* Job *
The material below should be written out in full and exactly; pictures stay out of the copy.
## Begin
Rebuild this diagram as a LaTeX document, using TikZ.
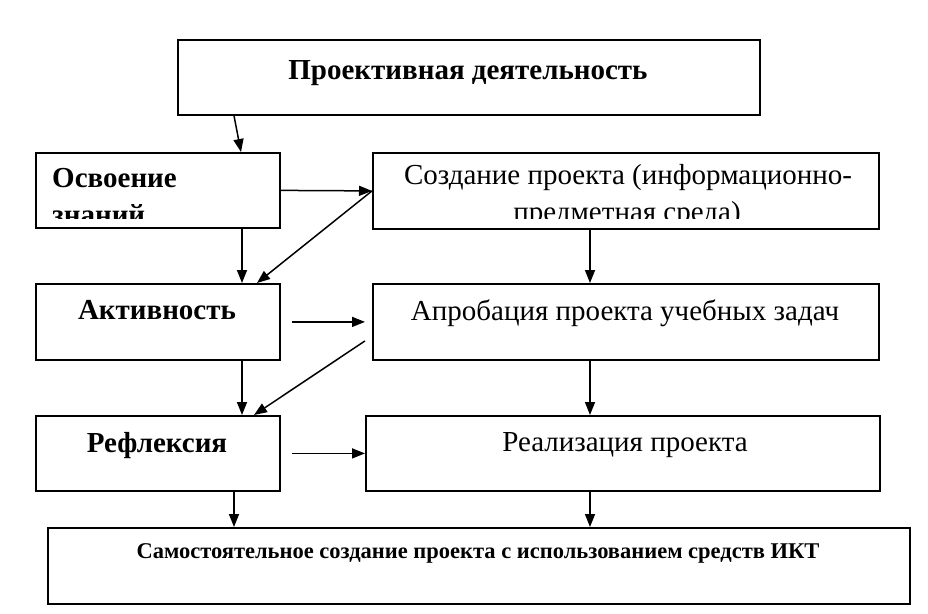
\documentclass[tikz,border=0pt]{standalone}
\usepackage{fontspec}
\setmainfont{Liberation Serif}
\usetikzlibrary{arrows.meta}
\tikzset{
  box/.style={draw,line width=1.8pt,anchor=north west,inner sep=0pt},
  txt/.style={anchor=base,inner sep=0pt,font=\fontsize{29}{34}\selectfont},
  btxt/.style={txt,font=\fontsize{29}{34}\selectfont\bfseries},
  stxt/.style={txt,font=\fontsize{22.5}{27}\selectfont\bfseries},
  func/.style={-{Triangle[length=13pt,width=10pt]},line width=1.5pt},
}

\begin{document}
\begin{tikzpicture}[x=1pt,y=-1pt]
      \useasboundingbox (0,0) rectangle (928,613);
      % boxes
      \node [box,minimum width=582pt,minimum height=75pt] (top) at (177,39) {};
      \node [box,minimum width=244pt,minimum height=75pt] (osv) at (35,152) {};
      \node [box,minimum width=506pt,minimum height=76pt] (soz) at (372,152) {};
      \node [box,minimum width=244pt,minimum height=76pt] (act) at (35,283) {};
      \node [box,minimum width=506pt,minimum height=76pt] (apr) at (372,283) {};
      \node [box,minimum width=244pt,minimum height=75pt] (ref) at (35,415) {};
      \node [box,minimum width=514pt,minimum height=75pt] (rea) at (365,415) {};
      \node [box,minimum width=862pt,minimum height=76pt] (bot) at (47,527) {};
      % texts
      \node [btxt] (top-t) at (468,79) {Проективная деятельность};
      \node [btxt,anchor=base west] (osv-t) at (52,187) {Освоение};
      \node [txt] (soz-t) at (628,184) {Создание проекта (информационно-};
      \begin{scope}
        \clip (osv.north west) rectangle ([yshift=11pt]soz.south east);
        \node [btxt,anchor=base west] (osv-t2) at (52,224) {знаний};
        \node [txt] (soz-t2) at (627,221) {предметная среда)};
      \end{scope}
      \node [btxt] (act-t) at (157,319) {Активность};
      \node [txt] (apr-t) at (625,320) {Апробация проекта учебных задач};
      \node [btxt] (ref-t) at (157,452) {Рефлексия};
      \node [txt] (rea-t) at (625,451) {Реализация проекта};
      \node [stxt] (bot-t) at (478,558) {Самостоятельное создание проекта с использованием средств ИКТ};
      % arrows
      \draw [func] ([xshift=57pt]top.south west) -- ([xshift=206pt]osv.north west);
      \draw [func] (osv.east) -- (soz.west);
      \draw [func] (soz.west) -- ([xshift=222pt]act.north west);
      \draw [func] ([xshift=207pt]osv.south west) -- ([xshift=207pt]act.north west);
      \draw [func] ([xshift=218pt]soz.south west) -- ([xshift=218pt]apr.north west);
      \draw [func,shorten >=7pt] ([xshift=11pt]act.east) -- (apr.west);
      \draw [func] ([shift={(-7pt,-19pt)}]apr.west) -- ([xshift=219pt]ref.north west);
      \draw [func] ([xshift=207pt]act.south west) -- ([xshift=207pt]ref.north west);
      \draw [func] ([xshift=218pt]apr.south west) -- ([xshift=225pt]rea.north west);
      \draw [func] ([xshift=11pt]ref.east) -- (rea.west);
      \draw [func] ([xshift=199pt]ref.south west) -- ([xshift=187pt]bot.north west);
      \draw [func] ([xshift=225pt]rea.south west) -- ([xshift=543pt]bot.north west);
\end{tikzpicture}
\end{document}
## End
* The reply *
Rebuild this diagram as a LaTeX document, using TikZ.
\documentclass[tikz,border=0pt]{standalone}
\usepackage{fontspec}
\setmainfont{Liberation Serif}
\usetikzlibrary{arrows.meta}
\tikzset{
  box/.style={draw,line width=1.8pt,anchor=north west,inner sep=0pt},
  txt/.style={anchor=base,inner sep=0pt,font=\fontsize{29}{34}\selectfont},
  btxt/.style={txt,font=\fontsize{29}{34}\selectfont\bfseries},
  stxt/.style={txt,font=\fontsize{22.5}{27}\selectfont\bfseries},
  func/.style={-{Triangle[length=13pt,width=10pt]},line width=1.5pt},
}

\begin{document}
\begin{tikzpicture}[x=1pt,y=-1pt]
      \useasboundingbox (0,0) rectangle (928,613);
      % boxes
      \node [box,minimum width=582pt,minimum height=75pt] (top) at (177,39) {};
      \node [box,minimum width=244pt,minimum height=75pt] (osv) at (35,152) {};
      \node [box,minimum width=506pt,minimum height=76pt] (soz) at (372,152) {};
      \node [box,minimum width=244pt,minimum height=76pt] (act) at (35,283) {};
      \node [box,minimum width=506pt,minimum height=76pt] (apr) at (372,283) {};
      \node [box,minimum width=244pt,minimum height=75pt] (ref) at (35,415) {};
      \node [box,minimum width=514pt,minimum height=75pt] (rea) at (365,415) {};
      \node [box,minimum width=862pt,minimum height=76pt] (bot) at (47,527) {};
      % texts
      \node [btxt] (top-t) at (468,79) {Проективная деятельность};
      \node [btxt,anchor=base west] (osv-t) at (52,187) {Освоение};
      \node [txt] (soz-t) at (628,184) {Создание проекта (информационно-};
      \begin{scope}
        \clip (osv.north west) rectangle ([yshift=11pt]soz.south east);
        \node [btxt,anchor=base west] (osv-t2) at (52,224) {знаний};
        \node [txt] (soz-t2) at (627,221) {предметная среда)};
      \end{scope}
      \node [btxt] (act-t) at (157,319) {Активность};
      \node [txt] (apr-t) at (625,320) {Апробация проекта учебных задач};
      \node [btxt] (ref-t) at (157,452) {Рефлексия};
      \node [txt] (rea-t) at (625,451) {Реализация проекта};
      \node [stxt] (bot-t) at (478,558) {Самостоятельное создание проекта с использованием средств ИКТ};
      % arrows
      \draw [func] ([xshift=57pt]top.south west) -- ([xshift=206pt]osv.north west);
      \draw [func] (osv.east) -- (soz.west);
      \draw [func] (soz.west) -- ([xshift=222pt]act.north west);
      \draw [func] ([xshift=207pt]osv.south west) -- ([xshift=207pt]act.north west);
      \draw [func] ([xshift=218pt]soz.south west) -- ([xshift=218pt]apr.north west);
      \draw [func,shorten >=7pt] ([xshift=11pt]act.east) -- (apr.west);
      \draw [func] ([shift={(-7pt,-19pt)}]apr.west) -- ([xshift=219pt]ref.north west);
      \draw [func] ([xshift=207pt]act.south west) -- ([xshift=207pt]ref.north west);
      \draw [func] ([xshift=218pt]apr.south west) -- ([xshift=225pt]rea.north west);
      \draw [func] ([xshift=11pt]ref.east) -- (rea.west);
      \draw [func] ([xshift=199pt]ref.south west) -- ([xshift=187pt]bot.north west);
      \draw [func] ([xshift=225pt]rea.south west) -- ([xshift=543pt]bot.north west);
\end{tikzpicture}
\end{document}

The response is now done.